Joseph spoke like an ancient rhapsode about his escapes from all of the ways life tries to clutch and drown children in its whirlpools of injustice. And somewhere in that telling, it finally dawned on me that I had it all wrong about the writing. Joseph was a brilliant storyteller. He was overflowing with wisdom and imagination, and his ears were very finely tuned to life’s whispered truths. He just didn’t have the language.
Listening to him speak transformed me. Once I understood that Joseph’s curse and blessing as a young writer was his fearlessness- his willingness to dive into the deepest waters of language without thoughts of drowning, I faced all student writing with fresh eyes. I had always believed my role as an English teacher was to help students to see below the surface of life through reading and writing. But it was in that moment with Joseph that I finally understood that in order for them to feel brave enough to go under, I would need to let students swim and play in language as much as possible before inviting them to write. In my classroom, this takes on different forms, but mostly it involves lots of opportunities to speak from the heart because I have found that the heart will keep fighting to find the words even after the mind gives out.
But maybe the specific insights about instruction aren’t interesting to you. Maybe you’re more curious about Joseph’s story. But I can’t tell you that. See, another lesson that rose to the surface somewhere along my teaching journey was that their stories, no matter how heroic, were not mine to tell.
So, I won’t tell you much, but I can reveal to you that Joseph would continue to be blown off course after his high school graduation. There was a Poseidon. There were Sirens and a Scylla paired with a Charybdis. I know because he shares chapters of his story in beautifully crafted emails from his dorm at an Ivy League university where he is pursuing a graduate degree.
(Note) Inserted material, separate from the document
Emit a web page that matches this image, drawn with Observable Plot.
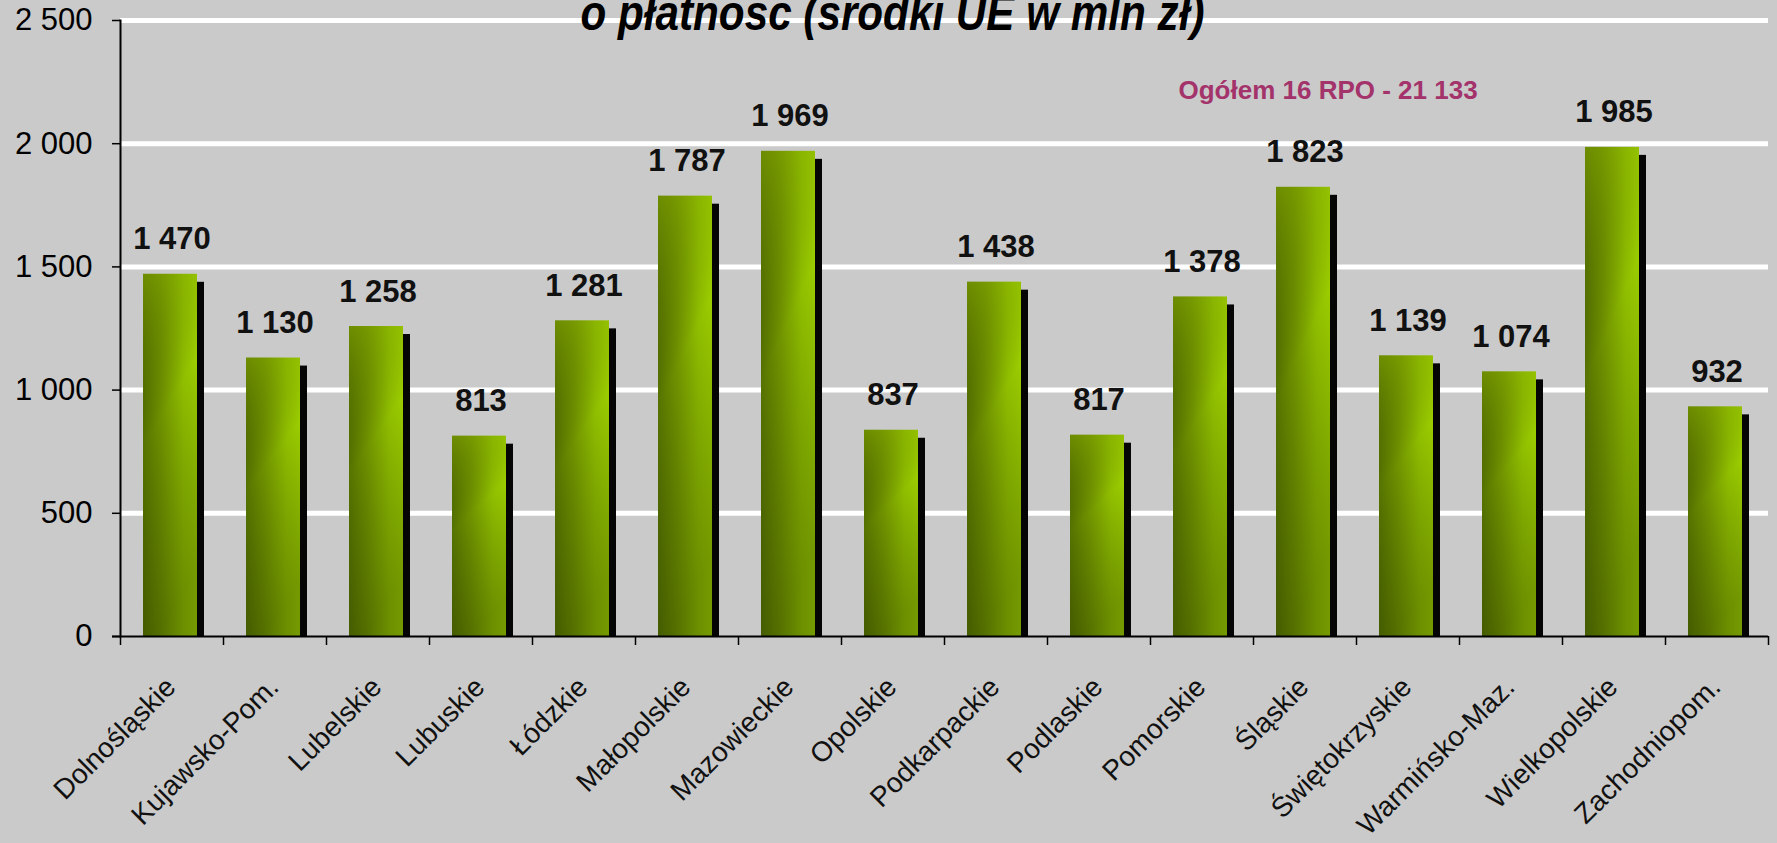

Homer repeatedly describes the dawn that greets Odysseus throughout his journey as “reaching his rosy-fingertips” up from the horizon. This image of the way the pink morning appears to the hero on a new day, and on a new beach, reminds us of how truth can creep up on us- how we can, in spite of ourselves, find ourselves standing in the freshness of new understandings. As long as I open my teaching eyes, I find that I am not yet out of such dawns.